Ten weeks into the writers’ strike, Hollywood studios show no sign of backing down.
While screenwriters continue to campaign for fair pay and workplace protections—with the Screen Actors Guild (SAG-AFTRA) potentially joining them soon—Deadline just published an article suggesting that studios could refuse to negotiate for “months.”
The article also includes incendiary quotes from anonymous insiders saying the studios want to “break the WGA” and “drag on until union members start losing their apartments.” In other words, a direct statement that studio bosses would rather ruin the lives of writers than allow them to negotiate for better pay.
These comments earned widespread blowback from screenwriters and film workers on Twitter, with writer and WGA organizer Shawn Wines (Gordita Chronicles) describing it as “strikebreaking PR bullshit” and “desperate fearmongering from the side that’s losing.”
He also warned people to look out for “hit pieces on WGA leadership soon.” Deadline is often accused of siding with the studios and AMPTP (Alliance of Motion Picture and Television Producers) and portraying strikers in a negative or misleading light.
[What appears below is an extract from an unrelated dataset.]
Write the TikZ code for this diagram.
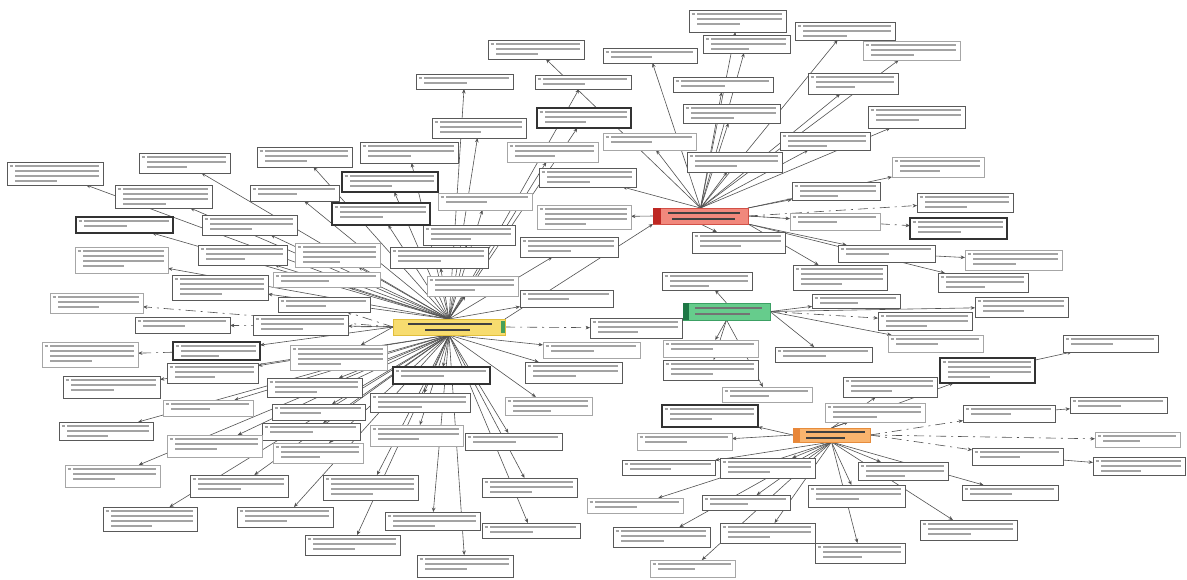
\documentclass[tikz,border=0pt]{standalone}
\usetikzlibrary{arrows.meta}
\pgfdeclarelayer{paper}
\pgfdeclarelayer{background}
\pgfsetlayers{paper,background,main}
\definecolor{yelfill}{RGB}{247,220,111}
\definecolor{yeldraw}{RGB}{225,190,60}
\definecolor{yeltip}{RGB}{70,160,90}
\definecolor{redfill}{RGB}{241,136,124}
\definecolor{reddraw}{RGB}{210,80,70}
\definecolor{redtip}{RGB}{190,40,35}
\definecolor{grnfill}{RGB}{102,204,140}
\definecolor{grndraw}{RGB}{60,160,100}
\definecolor{grntip}{RGB}{30,120,70}
\definecolor{orgfill}{RGB}{249,180,110}
\definecolor{orgdraw}{RGB}{230,140,60}
\definecolor{orgtip}{RGB}{232,135,58}
\tikzset{
  bx/.style={draw=black!65, line width=0.45pt, fill=white, inner sep=0pt, outer sep=0pt},
  bxk/.style={draw=black!80, line width=0.65pt, fill=white, inner sep=0pt, outer sep=0pt},
  bxl/.style={draw=black!35, line width=0.4pt, fill=white, inner sep=0pt, outer sep=0pt},
  txt/.style={draw=black!36, line width=0.85pt},
  conn/.style={draw=black!68, line width=0.3pt, -{Stealth[length=2.2pt,width=1.8pt]}},
  dconn/.style={conn, dash pattern=on 5pt off 2.5pt on 1pt off 2.5pt},
  hubtxt/.style={draw=black!75, line width=0.9pt},
  hub/.style={line width=0.3pt, inner sep=0pt, outer sep=0pt},
}
% citation box: name, x0, y0, x1, y1, style
\newcommand\mkbox[6]{%
  \pgfmathsetmacro\bw{(#4-#2)*0.5}%
  \pgfmathsetmacro\bh{(#5-#3)*0.5}%
  \node[#6, minimum width=\bw pt, minimum height=\bh pt] (b#1) at ({(#2+#4)/2},{(#3+#5)/2}) {};
  \pgfmathtruncatemacro\nr{max(1,floor((#5-#3-3)/5))}%
  \draw[txt] (#2+2.5,#3+4) -- (#2+6,#3+4);
  \foreach \k in {1,...,\nr}{%
    \pgfmathsetmacro\yy{#3+4+(\k-1)*5}%
    \pgfmathsetmacro\xe{ifthenelse(\k==\nr,#2+8+0.5*(#4-#2-12),#4-4)}%
    \draw[txt] (#2+8,\yy) -- (\xe,\yy);
  }%
}
\begin{document}
\begin{tikzpicture}[x=0.5pt,y=-0.5pt]
\begin{pgfonlayer}{paper}
\fill[white] (0,0) rectangle (1187,579);
\end{pgfonlayer}
\useasboundingbox (0,0) rectangle (1187,579);

% ---- hubs ----
\node[hub, fill=yelfill, draw=yeldraw, minimum width=56pt, minimum height=8pt] (Y) at (449,327) {};
\fill[yeltip] (501,321) rectangle (505,333);
\draw[hubtxt] (408,324) -- (492,324);
\draw[hubtxt] (425,330) -- (470,330);

\node[hub, fill=redfill, draw=reddraw, minimum width=47.5pt, minimum height=8pt] (R) at (700.5,216) {};
\fill[redtip] (653,208) rectangle (661,224);
\draw[hubtxt] (668,213) -- (740,213);
\draw[hubtxt] (672,219) -- (735,219);

\node[hub, fill=grnfill, draw=grndraw, minimum width=43.5pt, minimum height=8.5pt] (G) at (726.5,311.5) {};
\fill[grntip] (683,303) rectangle (689,320);
\draw[hubtxt,draw=black!55] (695,308) -- (762,308);
\draw[hubtxt,draw=black!55] (695,314) -- (750,314);

\node[hub, fill=orgfill, draw=orgdraw, minimum width=38.5pt, minimum height=7pt] (O) at (831.5,435) {};
\fill[orgtip] (793,428) rectangle (800,442);
\draw[hubtxt] (806,432) -- (865,432);
\draw[hubtxt] (806,438) -- (845,438);

% ---- citation boxes ----
\mkbox{1}{689}{10}{786}{32}{bx}
\mkbox{2}{703}{35}{790}{53}{bx}
\mkbox{3}{795}{22}{895}{40}{bx}
\mkbox{4}{863}{41}{960}{60}{bxl}
\mkbox{5}{808}{73}{898}{94}{bx}
\mkbox{6}{868}{106}{965}{128}{bx}
\mkbox{7}{780}{132}{870}{150}{bx}
\mkbox{8}{892}{157}{984}{177}{bxl}
\mkbox{9}{792}{182}{880}{200}{bx}
\mkbox{10}{917}{193}{1013}{212}{bx}
\mkbox{11}{790}{213}{880}{230}{bxl}
\mkbox{12}{910}{218}{1007}{239}{bxk}
\mkbox{13}{838}{245}{935}{262}{bx}
\mkbox{14}{965}{250}{1062}{270}{bxl}
\mkbox{15}{793}{265}{887}{290}{bx}
\mkbox{16}{938}{273}{1028}{292}{bx}
\mkbox{17}{488}{40}{584}{59}{bx}
\mkbox{18}{603}{48}{697}{63}{bx}
\mkbox{19}{416}{74}{513}{89}{bx}
\mkbox{20}{535}{75}{631}{89}{bx}
\mkbox{21}{673}{77}{773}{92}{bx}
\mkbox{22}{537}{108}{631}{128}{bxk}
\mkbox{23}{683}{104}{780}{123}{bx}
\mkbox{24}{432}{118}{526}{138}{bx}
\mkbox{25}{507}{142}{598}{162}{bxl}
\mkbox{26}{603}{133}{696}{150}{bxl}
\mkbox{27}{687}{152}{782}{172}{bx}
\mkbox{29}{539}{168}{636}{187}{bx}
\mkbox{30}{438}{193}{532}{210}{bxl}
\mkbox{31}{537}{205}{631}{229}{bxl}
\mkbox{32}{423}{225}{515}{245}{bx}
\mkbox{33}{520}{237}{618}{257}{bx}
\mkbox{34}{390}{247}{488}{268}{bx}
\mkbox{35}{692}{232}{785}{253}{bx}
\mkbox{36}{662}{272}{752}{290}{bx}
\mkbox{37}{427}{276}{518}{296}{bxl}
\mkbox{38}{7}{162}{103}{185}{bx}
\mkbox{39}{139}{153}{230}{173}{bx}
\mkbox{40}{257}{147}{352}{167}{bx}
\mkbox{41}{360}{142}{458}{163}{bx}
\mkbox{42}{115}{185}{212}{208}{bx}
\mkbox{43}{250}{185}{339}{201}{bx}
\mkbox{44}{342}{172}{438}{192}{bxk}
\mkbox{45}{332}{203}{430}{225}{bxk}
\mkbox{46}{76}{217}{173}{233}{bxk}
\mkbox{47}{202}{215}{297}{235}{bx}
\mkbox{48}{75}{247}{168}{273}{bxl}
\mkbox{49}{198}{245}{287}{265}{bx}
\mkbox{50}{295}{243}{380}{267}{bxl}
\mkbox{52}{172}{275}{268}{300}{bx}
\mkbox{53}{273}{272}{380}{287}{bxl}
\mkbox{54}{50}{293}{143}{313}{bxl}
\mkbox{55}{135}{317}{230}{333}{bx}
\mkbox{56}{253}{315}{348}{335}{bx}
\mkbox{57}{278}{297}{370}{312}{bx}
\mkbox{58}{42}{342}{138}{367}{bxl}
\mkbox{59}{173}{342}{260}{360}{bxk}
\mkbox{60}{167}{363}{258}{383}{bx}
\mkbox{61}{290}{345}{387}{370}{bxl}
\mkbox{62}{63}{376}{160}{398}{bx}
\mkbox{63}{163}{400}{253}{416}{bxl}
\mkbox{64}{267}{378}{362}{397}{bx}
\mkbox{65}{370}{393}{470}{412}{bx}
\mkbox{66}{59}{422}{153}{440}{bx}
\mkbox{67}{272}{404}{365}{420}{bx}
\mkbox{68}{262}{423}{360}{440}{bx}
\mkbox{69}{167}{435}{262}{457}{bxl}
\mkbox{70}{273}{443}{363}{463}{bxl}
\mkbox{71}{370}{425}{463}{446}{bxl}
\mkbox{72}{65}{465}{160}{487}{bxl}
\mkbox{73}{190}{475}{288}{497}{bx}
\mkbox{74}{323}{475}{418}{500}{bx}
\mkbox{76}{103}{507}{197}{531}{bx}
\mkbox{77}{237}{507}{333}{527}{bx}
\mkbox{78}{305}{535}{400}{555}{bx}
\mkbox{79}{385}{512}{480}{530}{bx}
\mkbox{80}{520}{290}{613}{307}{bx}
\mkbox{81}{590}{318}{682}{338}{bx}
\mkbox{82}{543}{342}{640}{358}{bxl}
\mkbox{83}{525}{362}{622}{383}{bx}
\mkbox{84}{393}{367}{490}{384}{bxk}
\mkbox{86}{505}{397}{592}{415}{bxl}
\mkbox{87}{465}{433}{562}{450}{bx}
\mkbox{88}{482}{478}{577}{497}{bx}
\mkbox{89}{482}{523}{580}{538}{bx}
\mkbox{90}{417}{555}{513}{577}{bx}
\mkbox{93}{663}{340}{758}{357}{bxl}
\mkbox{94}{663}{360}{758}{380}{bx}
\mkbox{95}{722}{387}{812}{402}{bxl}
\mkbox{96}{662}{405}{758}{427}{bxk}
\mkbox{97}{637}{433}{732}{450}{bxl}
\mkbox{98}{622}{460}{715}{475}{bx}
\mkbox{99}{720}{458}{815}{478}{bx}
\mkbox{100}{587}{498}{683}{513}{bxl}
\mkbox{101}{702}{495}{790}{510}{bx}
\mkbox{102}{613}{527}{710}{547}{bx}
\mkbox{103}{720}{523}{815}{543}{bx}
\mkbox{104}{650}{560}{735}{577}{bxl}
\mkbox{105}{812}{294}{900}{308}{bx}
\mkbox{106}{975}{297}{1068}{317}{bx}
\mkbox{107}{878}{312}{972}{330}{bx}
\mkbox{108}{888}{335}{983}{352}{bxl}
\mkbox{109}{1063}{335}{1158}{352}{bx}
\mkbox{110}{775}{347}{872}{362}{bx}
\mkbox{111}{940}{358}{1035}{383}{bxk}
\mkbox{112}{843}{377}{937}{397}{bx}
\mkbox{113}{825}{403}{925}{422}{bxl}
\mkbox{114}{963}{405}{1055}{422}{bx}
\mkbox{115}{1070}{397}{1167}{413}{bx}
\mkbox{116}{1095}{432}{1180}{447}{bxl}
\mkbox{117}{972}{448}{1063}{465}{bx}
\mkbox{118}{1093}{457}{1185}{475}{bx}
\mkbox{119}{858}{462}{948}{480}{bx}
\mkbox{120}{962}{485}{1058}{500}{bx}
\mkbox{121}{808}{485}{905}{507}{bx}
\mkbox{122}{920}{520}{1017}{540}{bx}
\mkbox{123}{815}{543}{905}{563}{bx}

% ---- connectors ----
\begin{pgfonlayer}{background}
\foreach \b/\a in {1/R.north,2/R.north,3/R.north,4/R.north,5/R.north,6/R.north,
  7/R.north,8/R.north east,9/R.north east,11/R.east,13/R.south east,15/R.south east,
  16/R.south east,17/R.north,18/R.north,21/R.north,23/R.north,26/R.north,27/R.north,
  29/R.north,31/R.west,35/R.south}
  \draw[conn] (\a) -- (b\b);
\foreach \b/\a in {10/R.east,12/R.east}
  \draw[dconn] (\a) -- (b\b);
\foreach \b/\a in {19/Y.north,20/Y.north,22/Y.north,24/Y.north,25/Y.north,30/Y.north,
  32/Y.north,33/Y.north,34/Y.north,37/Y.north,38/Y.north,39/Y.north,40/Y.north,
  41/Y.north,42/Y.north,43/Y.north,44/Y.north,45/Y.north,46/Y.north,47/Y.north,
  48/Y.north,49/Y.north,50/Y.north,52/Y.north,53/Y.north,80/Y.north,
  56/Y.west,59/Y.west,61/Y.west,
  60/Y.south,62/Y.south,63/Y.south,64/Y.south,65/Y.south,66/Y.south,67/Y.south,
  68/Y.south,69/Y.south,70/Y.south,71/Y.south,72/Y.south,73/Y.south,74/Y.south,
  76/Y.south,77/Y.south,78/Y.south,79/Y.south,82/Y.south,83/Y.south,84/Y.south,
  86/Y.south,87/Y.south,88/Y.south,89/Y.south,90/Y.south}
  \draw[conn] (\a) -- (b\b);
\foreach \b/\a in {54/Y.west,55/Y.west,57/Y.west,81/Y.east}
  \draw[dconn] (\a) -- (b\b);
\foreach \b/\a in {36/G.north,93/G.south,94/G.south,95/G.south,105/G.east,
  106/G.east,108/G.east,110/G.east}
  \draw[conn] (\a) -- (b\b);
\foreach \b/\a in {107/G.east}
  \draw[dconn] (\a) -- (b\b);
\foreach \b/\a in {96/O.west,97/O.west,98/O.south,99/O.south,100/O.south,
  101/O.south,102/O.south,103/O.south,104/O.south,111/O.north,112/O.north,
  113/O.north,119/O.south,120/O.south,121/O.south,122/O.south,123/O.south}
  \draw[conn] (\a) -- (b\b);
\foreach \b/\a in {114/O.east,116/O.east,117/O.east}
  \draw[dconn] (\a) -- (b\b);
% box-to-box links and hub-to-hub links
\draw[conn] (b114) -- (b115);
\draw[conn] (b117) -- (b118);
\draw[conn] (b111) -- (b109);
\draw[conn] (b13) -- (b14);
\draw[dconn] (b59) -- (b58);
\draw[dconn] (b81) -- (G);
\draw[conn] (Y.north east) -- (R.south west);
\end{pgfonlayer}
\end{tikzpicture}
\end{document}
The two prevailing responses here are that the studios/AMPTP are trying to intimidate strikers into submission—but that their threats don’t hold much weight. Not just because writers are already broke (making the “you’ll lose your apartment” threat a moot point), but because a months-long strike is an equally undesirable scenario for the studios themselves.
Right now, studio bosses want to play hardball and look as tough and nasty as possible. But will this tactic actually work? WGA strikers still seem heavily invested, and a SAG-AFTRA strike may follow at any minute. The Actors’ Guild contract expires at midnight PT on Wednesday, with studio power players calling in federal mediators to try and prevent a work stoppage.
If the actors do go on strike, the industry will grind to a halt—including promotional tours for financially crucial blockbusters like Barbie and Oppenheimer. It certainly makes sense for studios to start panicking, even as their representatives try to sound unwaveringly tough in the press.